Leaving the luxury of the Astana Hotel behind, we spend two nights in simple accommodation close to the wonderful Merke Gorge, breaking the long drive from Almaty with frequent botanical stops along the way. A picnic lunch will be taken at the Kurdai Pass, where we should find the endangered Berberis relative, Leontice eversmannii with its showy yellow flowers and distinctive divided glaucous foliage. This site is a tulipophile’s delight as we should encounter Tulipa kolpakowskiana, T. ostrowskiana and their hybrids, providing a tapestry of yellow, orange and red flowers. We may also find the unusual leaves of T. regelii which flowers very early, as well as a couple of iris species.
Merke Gorge is situated in the Kirghiz Alatau mountain range, its steep slopes covered by clumps of ferns (Ceterax officinarum, Asplenium septentrionale and Cystopteris fragilis) as well as relict Iron Tree (Celtis caucasica). The highlight here, however, is likely to be Zinaida’s Tulip, an endemic species of the Kirghiz Alatau.
We will now drive to Aksu Dzabagly Nature Reserve, the oldest reserve in Central Asia having been established in 1927. During the journey we will stop to explore both the Kuyuk Pass and the Syrdarynski Karatau range where Greig’s Tulip, the largest and most spectacular of the world’s wild tulips, will be in bloom. We will pass riverine forests where the relict species Fraxinus potamophila, numerous Eremurus lactiflorus and the very beautiful Allium karataviense may be found. A simple guesthouse will be our base during our 6- night stay in Aksu Dzabagly. From it we will explore the Aksu and Boroldai Gorges; the latter displaying an unrivalled density of Greig’s Tulips, the former offering such unusual or endemic plants as Korolkowia sewerzowi, Rhinopetalum stenantherum and Scilla pushkinioides. We will also soak in the delights of the distinctive Central Asian open forest comprising such species as Pistacia vera, Crataegus pontica, Pyrus regelii, Vitis vinifera, Sorbus persica, Prunus sogdiana and Padus mahaleb, plus one of the rarest plants of the Tien Shan, the endemic Thesium minkwitzianum.
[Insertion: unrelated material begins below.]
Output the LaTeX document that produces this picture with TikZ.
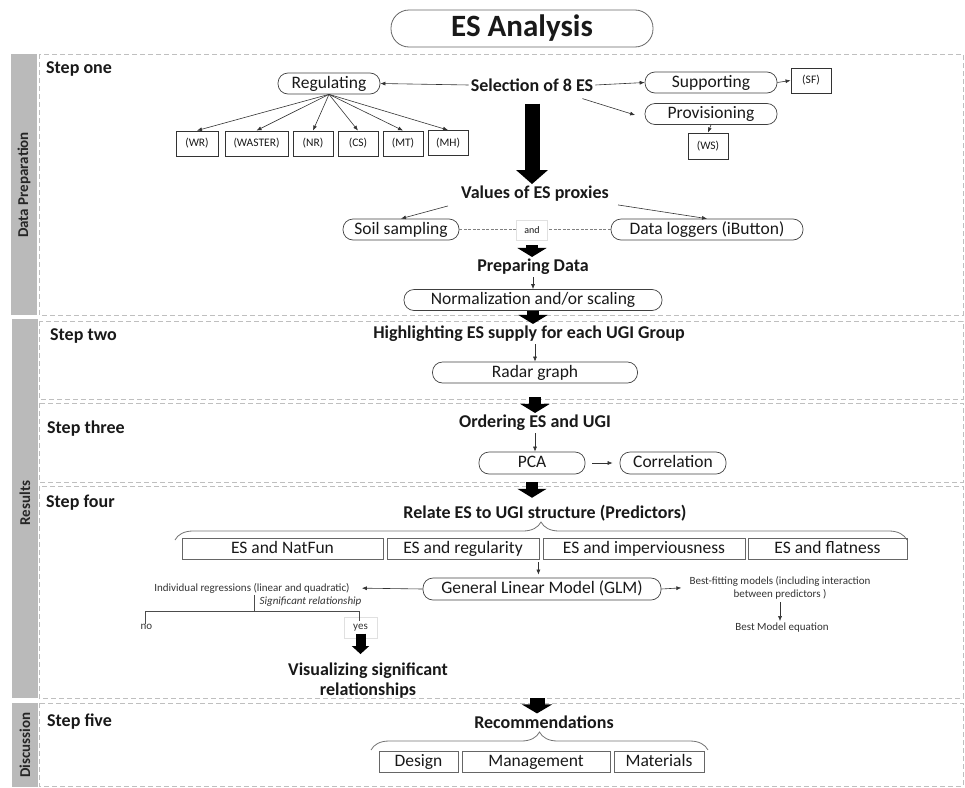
\documentclass[tikz,border=0pt]{standalone}
\usepackage{fontspec}
\setmainfont{Carlito}
\usetikzlibrary{arrows.meta,decorations.pathreplacing,calc}
\begin{document}
\begin{tikzpicture}[x=1pt,y=-1pt,
 every node/.style={inner sep=2pt, text=black!90},
 hd/.style={font=\fontsize{18}{20}\selectfont\bfseries},
 rb/.style={draw=black!75, line width=0.7pt, rounded corners=10pt, minimum height=21pt, inner sep=0pt, text height=12.5pt, text depth=3.5pt, font=\fontsize{17.5}{20}\selectfont},
 sq/.style={draw=black!80, line width=0.9pt, minimum height=25pt, inner sep=0pt, text height=8.5pt, text depth=2.5pt, font=\fontsize{11.5}{13}\selectfont},
 pb/.style={draw=black!60, line width=0.8pt, minimum height=21pt, inner sep=0pt, text height=12.5pt, text depth=3.5pt, font=\fontsize{17.5}{20}\selectfont},
 sm/.style={font=\fontsize{11}{14}\selectfont, text=black!80},
 ar/.style={draw=black!80, line width=0.6pt, -{Latex[length=5pt,width=4pt]}},
 big/.style={line width=12pt, -{Triangle[length=9pt,width=29pt]}},
 stepbox/.style={draw=black!25, dash pattern=on 5pt off 3pt, line width=1pt},
 bar/.style={fill=black!27},
 barlbl/.style={rotate=90, font=\fontsize{15}{17}\selectfont\bfseries, text=black!85},
 steplbl/.style={anchor=west, font=\fontsize{18}{20}\selectfont\bfseries},
 brc/.style={decorate, decoration={brace, amplitude=18pt}, draw=black!55, line width=0.8pt},
]
\useasboundingbox (0,0) rectangle (965,787);
% side bars
\fill[bar] (11,54) rectangle (37,315);
\fill[bar] (12,319) rectangle (38,698);
\fill[bar] (12,703) rectangle (38,787);
\node[barlbl] (lbl1) at (24,185) {Data Preparation};
\node[barlbl] (lbl2) at (25,503) {Results};
\node[barlbl] (lbl3) at (25,745) {Discussion};
% step boxes
\draw[stepbox] (39,54) rectangle (963,315);
\draw[stepbox] (39,321) rectangle (963,399);
\draw[stepbox] (39,403) rectangle (963,482);
\draw[stepbox] (39,486) rectangle (963,698);
\draw[stepbox] (39,703) rectangle (963,786);
\node[steplbl] (s1) at (44,69) {Step one};
\node[steplbl] (s2) at (48,336) {Step two};
\node[steplbl] (s3) at (45,429) {Step three};
\node[steplbl] (s4) at (44,503) {Step four};
\node[steplbl] (s5) at (45,722) {Step five};
% title
\node[draw=black!60, line width=0.8pt, rounded corners=18pt, minimum width=262pt, minimum height=37pt, font=\fontsize{31}{34}\selectfont\bfseries] (title) at (522,28.5) {ES Analysis};
% step one
\node[hd] (sel) at (532,85) {Selection of 8 ES};
\node[rb, minimum width=102pt] (reg) at (329,83.5) {Regulating};
\node[rb, minimum width=132pt] (sup) at (711,82.5) {Supporting};
\node[sq, minimum width=40pt] (sf) at (811,80.5) {(SF)};
\node[rb, minimum width=132pt] (prov) at (711,114) {Provisioning};
\node[sq, minimum width=40pt, minimum height=26pt] (ws) at (708,146) {(WS)};
\node[sq, minimum width=42pt] (wr) at (197,143.5) {(WR)};
\node[sq, minimum width=63pt] (waster) at (256.5,143.5) {(WASTER)};
\node[sq, minimum width=40pt] (nr) at (313,143.5) {(NR)};
\node[sq, minimum width=40pt] (cs) at (358,143.5) {(CS)};
\node[sq, minimum width=40pt] (mt) at (403,143.5) {(MT)};
\node[sq, minimum width=40pt] (mh) at (448,143) {(MH)};
\draw[ar] (sel.west) -- (reg.east);
\draw[ar] (sel.east) -- (sup.west);
\draw[ar] (sup.east) -- (sf.west);
\draw[ar, shorten >=10pt] ([xshift=-13pt,yshift=-5pt]sel.south east) -- ([yshift=-4pt]prov.west);
\draw[ar] (prov.south) -- (ws.north);
\foreach \n in {wr,waster,nr,cs,mt,mh} \draw[ar] (reg.south) -- (\n.north);
\node[hd] (val) at (535,194) {Values of ES proxies};
\draw[big, line width=15pt, -{Triangle[length=14pt,width=31pt]}] ([yshift=-10pt]sel.south) -- (sel.south |- val.north);
\node[rb, minimum width=116pt] (soil) at (401,229.5) {Soil sampling};
\node[rb, minimum width=192pt] (dl) at (707,229.5) {Data loggers (iButton)};
\draw[ar] ([xshift=-11pt,yshift=-2pt]val.south west) -- (soil.north);
\draw[ar] ([xshift=7pt,yshift=-1pt]val.south east) -- (dl.north);
\draw[black!50, dash pattern=on 3pt off 1.5pt, line width=0.6pt] (soil.east) -- (dl.west);
\node[draw=black!12, fill=white, minimum width=31pt, minimum height=20pt, inner sep=0pt, font=\fontsize{10}{12}\selectfont] (and) at (532,230) {and};
\node[hd] (prep) at (533,267) {Preparing Data};
\draw[big] ([yshift=-5pt]and.south) -- (and.south |- prep.north);
\node[rb, minimum width=258pt] (norm) at (533,300) {Normalization and/or scaling};
\draw[ar] (prep.south) -- (norm.north);
% step two
\node[hd] (high) at (529,334) {Highlighting ES supply for each UGI Group};
\draw[big] (norm.south) -- (norm.south |- high.north);
\node[rb, minimum width=205pt] (radar) at (535,372.5) {Radar graph};
\draw[ar] (radar.north |- high.south) -- (radar.north);
% step three
\node[hd] (ord) at (535,423) {Ordering ES and UGI};
\draw[big] ([yshift=-14pt]radar.south) -- (radar.south |- ord.north);
\node[rb, minimum width=106pt, minimum height=22pt] (pca) at (532,463) {PCA};
\node[rb, minimum width=106pt, minimum height=22pt] (corr) at (673,463) {Correlation};
\draw[ar] (ord.south) -- (ord.south |- pca.north);
\draw[ar, shorten <=7pt, shorten >=7pt] (pca.east) -- (corr.west);
% step four
\node[hd] (rel) at (545,513) {Relate ES to UGI structure (Predictors)};
\draw[big, shorten >=5pt] ([yshift=-8pt]pca.south) -- (pca.south |- rel.north);
\draw[brc] (175,540) -- (907,540);
\node[pb, minimum width=201pt] (nat) at (282.5,548.5) {ES and NatFun};
\node[pb, minimum width=152pt] (reg2) at (463,548.5) {ES and regularity};
\node[pb, minimum width=202pt] (imp) at (644,548.5) {ES and imperviousness};
\node[pb, minimum width=159pt] (flat) at (827.5,548.5) {ES and flatness};
\node[rb, minimum width=238pt, minimum height=22pt] (glm) at (542,589) {General Linear Model (GLM)};
\draw[ar, shorten <=3pt, shorten >=3pt] ([xshift=-1pt]reg2.south east) -- ([xshift=-1pt]reg2.south east |- glm.north);
\node[sm] (ind) at (252,588) {Individual regressions (linear and quadratic)};
\draw[ar, shorten >=10pt] (glm.west) -- (ind.east);
\node[sm, align=center, font=\fontsize{11}{13}\selectfont] (best) at (780,587.5) {Best-fitting models (including interaction\\between predictors )};
\draw[ar, shorten >=6pt] (glm.east) -- (best.west);
\node[sm] (bme) at (782,628) {Best Model equation};
\draw[ar, shorten <=1pt] (best.south) -- (best.south |- bme.north);
\node[sm, font=\fontsize{11}{14}\selectfont\itshape] (sig) at (310.5,602) {Significant relationship};
\node[sm] (no) at (146.5,627) {no};
\node[sm, draw=black!12, minimum width=33pt, minimum height=21pt, inner sep=0pt] (yes) at (360.5,628) {yes};
\coordinate (j) at (254,611);
\draw[black!70, line width=0.6pt] (ind.south -| j) -- (j);
\draw[black!70, line width=0.6pt] ([xshift=-1.5pt,yshift=-2pt]no.north) |- (j) -| ([xshift=-1.5pt,yshift=-4pt]yes.north);
\node[hd, align=center] (vis) at (368,681) {Visualizing significant\\relationships};
\draw[line width=10pt, -{Triangle[length=8pt,width=17pt]}, shorten >=7pt] ([yshift=5pt]yes.south) -- (yes.south |- vis.north);
% step five
\node[hd] (rec) at (544,722) {Recommendations};
\coordinate (e4) at (537,698);
\draw[big, line width=15pt, -{Triangle[length=9pt,width=30pt]}] (e4) -- (e4 |- rec.north);
\draw[brc] (371,750) -- (708,750);
\node[pb, minimum width=79pt] (des) at (418.5,762) {Design};
\node[pb, minimum width=148pt] (man) at (536,762) {Management};
\node[pb, minimum width=90pt] (mat) at (659,762) {Materials};
\end{tikzpicture}
\end{document}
Next, we will drive to the Saryyaigyr Gorge for a 2-night stay. Situated in the Karzhantau range, the steep slopes of this spectacular gorge will reward us with thickets of Ferula tenuisecta, F. penninervis, Prangos pabularia, and patches of forest consisting of the beautiful ‘weeping’s form of Juniperus semiglobosa. The population of Kaufmann’s Tulips will be our main attraction here — with over 10 different forms in bloom!
Finally, we return by overnight sleeper train to Almaty for some final and rewarding botanical exploration in the alpine meadows of the adjacent Trans Ili range, before our return flight to London.